The Zuni trace their emergence to Ribbon Falls, called Chimik'yana'kya deya, the Place of Beginning. Pictographs at the site depict figures pulling one another up from the four Underworlds into the light. From there, the people began their migration seeking Halona:Idiwan'a, their destined home, eventually founding Zuni Pueblo.
Navajo tradition tells of a great flood that threatened to drown the ancestors. They transformed into fish to survive the deluge, and when waters receded, they left the land in the shape of the great canyon. The ancestors transformed back into human form to inhabit the resulting landscape.

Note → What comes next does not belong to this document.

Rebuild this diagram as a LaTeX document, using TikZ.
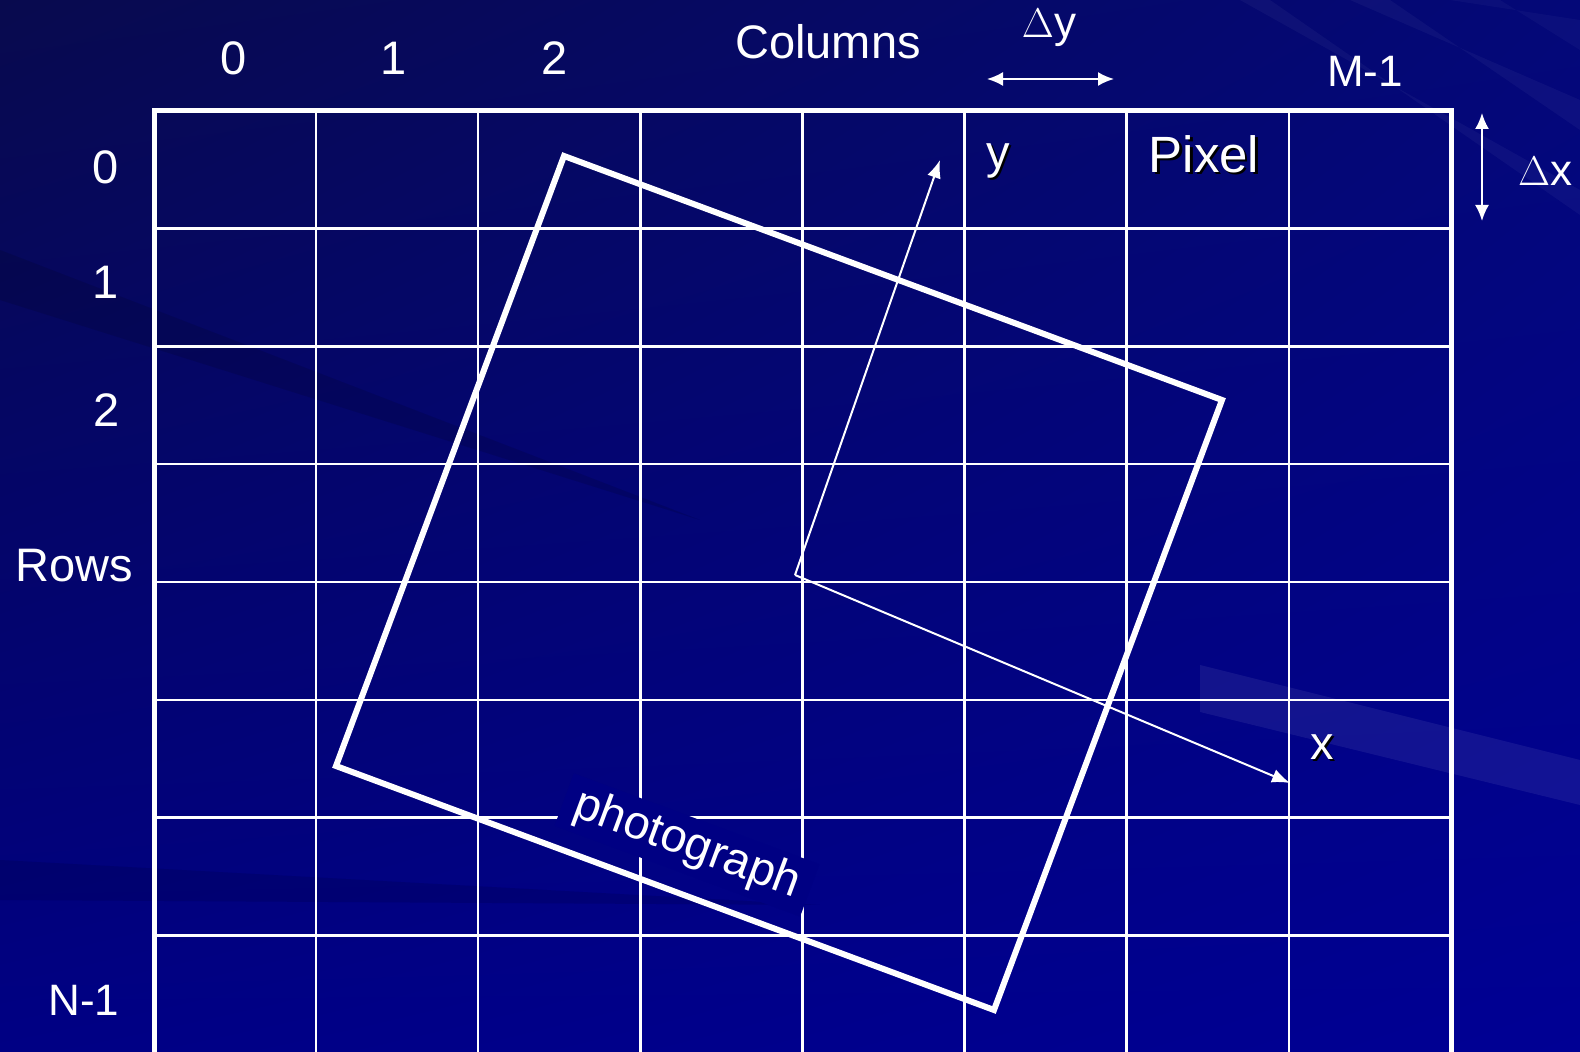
\documentclass[tikz,border=0pt]{standalone}
\usepackage{fontspec}
\setmainfont{Liberation Sans}
\usetikzlibrary{arrows.meta, shadings}

\definecolor{slidenavy}{RGB}{0,0,138}
\definecolor{slidedark}{RGB}{8,10,78}
\definecolor{slidemid}{RGB}{4,8,120}
\definecolor{slidelow}{RGB}{0,0,132}
\definecolor{slideright}{RGB}{0,0,148}
\definecolor{photofill}{RGB}{0,0,131}

% text with a small dark drop shadow
\newcommand{\shadowed}[1]{\makebox[0pt][l]{\kern1.2pt\raisebox{-1.2pt}{\color{black}#1}}#1}

\begin{document}
\begin{tikzpicture}[
    x=0.5pt, y=-0.5pt,
    celltext/.style={text=white, inner sep=0pt, font=\fontsize{23.5}{26}\selectfont},
    smalltext/.style={celltext, font=\fontsize{22}{24}\selectfont},
    bigtext/.style={celltext, font=\fontsize{25.5}{28}\selectfont},
    cell line/.style={white, line width=1.2pt},
    frame line/.style={white, line width=2.5pt},
    photo line/.style={white, line width=3pt, line join=miter},
    axisarrow/.style={-{Latex[length=9pt,width=7pt]}, white, line width=1pt},
    spanarrow/.style={{Latex[length=8pt,width=7pt]}-{Latex[length=8pt,width=7pt]}, white, line width=1pt}
]

\useasboundingbox (0,0) rectangle (1580,1052);

% background of the slide
\fill[slidenavy] (0,0) rectangle (1580,1052);
\shade[upper left=slidedark, upper right=slidemid, lower left=slidelow, lower right=slideright]
    (0,0) rectangle (1580,1052);
\fill[white, opacity=0.07] (1200,665) -- (1580,760) -- (1580,805) -- (1200,712) -- cycle;
\fill[white, opacity=0.04] (1350,0) -- (1390,0) -- (1580,130) -- (1580,100) -- cycle;
\fill[white, opacity=0.04] (1240,0) -- (1270,0) -- (1580,215) -- (1580,190) -- cycle;
\fill[white, opacity=0.03] (1450,0) -- (1500,0) -- (1580,50) -- (1580,20) -- cycle;
\fill[black, opacity=0.12] (0,250) -- (0,300) -- (700,520) -- cycle;
\fill[black, opacity=0.10] (0,860) -- (0,900) -- (820,905) -- cycle;

% pixel grid
\foreach \gx in {1,...,7}
    \draw[cell line] ({154+162.1*\gx},110.8) -- ({154+162.1*\gx},1052);
\foreach \gy in {1,...,7}
    \draw[cell line] (154,{110.8+117.8*\gy}) -- (1451,{110.8+117.8*\gy});
\draw[frame line] (154,1060) -- (154,110.8) -- (1451,110.8) -- (1451,1060);

% the rotated photograph
\node (photo) [celltext, fill=photofill, rotate=-20.3, inner xsep=6pt, inner ysep=3pt] at (687,845) {photograph};

\coordinate (ptop)    at (564,156);
\coordinate (pright)  at (1222,400);
\coordinate (pbottom) at (994,1010);
\coordinate (pleft)   at (336,766);
\draw[photo line] (ptop) -- (pright) -- (pbottom) -- (pleft) -- cycle;

% image axes
\coordinate (origin) at (795,575);
\coordinate (ytip)   at (940,160);
\coordinate (xtip)   at (1290,783);
\draw[axisarrow] (origin) -- (ytip);
\draw[axisarrow] (origin) -- (xtip);

\node (ylab)  [celltext] at (998,162)  {\shadowed{y}};
\node (xlab)  [celltext] at (1322,748) {\shadowed{x}};
\node (pixel) [bigtext]  at (1204,155) {\shadowed{Pixel}};

% column labels
\node (col0)    [celltext] at (234,58)  {0};
\node (col1)    [celltext] at (394,58)  {1};
\node (col2)    [celltext] at (555,58)  {2};
\node (columns) [celltext] at (828,42)  {Columns};
\node (colM)    [smalltext] at (1365,71) {M-1};

% row labels
\node (row0) [celltext] at (106,167) {0};
\node (row1) [celltext] at (106,282) {1};
\node (row2) [celltext] at (107,410) {2};
\node (rows) [celltext] at (74,566)  {Rows};
\node (rowN) [smalltext] at (84,1000) {N-1};

% pixel spacing
\node (dy) [smalltext] at (1049,28) {$\Delta$y};
\coordinate (dyleft)  at (987,79);
\coordinate (dyright) at (1114,79);
\draw[spanarrow] (dyleft) -- (dyright);

\node (dx) [smalltext] at (1545,171) {$\Delta$x};
\coordinate (dxtop)    at (1482,113);
\coordinate (dxbottom) at (1482,221);
\draw[spanarrow] (dxtop) -- (dxbottom);

\end{tikzpicture}
\end{document}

Havasupai legend speaks of a time when the tribe split due to limited resources. A man and woman, sad to leave their canyon home, turned to look back one final time and were transformed to stone. Rock formations above the village are said to be these ancestors, watching still.
These are not competing stories but complementary ones, each belonging to its tradition, each revealing a different facet of why this land holds power.
Key Figures
Salt Woman
Ongwuuti
deity
Guardian of the sacred salt deposits near the Colorado River. Male initiates make pilgrimages down the Salt Trail to collect ceremonial salt from her home.
Spider Grandmother
Kokyangwuti
deity
Guide who helped the ancestors find the way from the underworld to this world through the Sipapuni. She continues to watch over the people.
Twin War Gods
Pokanghoya and Polongahoya
deity
The brothers who carved the Grand Canyon by tossing lightning bolts and shaping mud, creating the landscape humanity would come to inhabit.
The Ancestors
spiritual
Archaeological sites throughout the canyon are understood as living places still occupied by ancestor spirits. The ancestors did not leave; they remain present in the land.
Spiritual Lineage
Human habitation at the Grand Canyon began with Paleo-Indian peoples nearly 12,000 years ago. The Ancestral Puebloans (sometimes called Anasazi) flourished from roughly 800 to 1200 CE, building cliff dwellings, storage structures, and kivas whose ruins still stand. The Cohonina culture inhabited the South Rim region. When these cultures dispersed or transformed, their descendants include the Hopi and Zuni who continue to recognize the canyon as ancestral homeland. The Havasupai and Hualapai share cultural origins and have lived in and around the canyon for centuries. The Navajo arrived later but have occupied the region for hundreds of years, integrating the canyon into their cosmology of sacred mountains and healing ceremonies. Multiple Paiute bands maintain connections to the North Rim and surrounding lands. The eleven tribes currently recognized as associated with Grand Canyon National Park are: Havasupai, Hopi, Hualapai, Navajo (Dine), Zuni, Kaibab Band of Paiute Indians, Las Vegas Paiute Tribe, Moapa Band of Paiute Indians, Paiute Indian Tribe of Utah, San Juan Southern Paiute Tribe, and Yavapai-Apache Nation. Their presence is not historical footnote but ongoing relationship.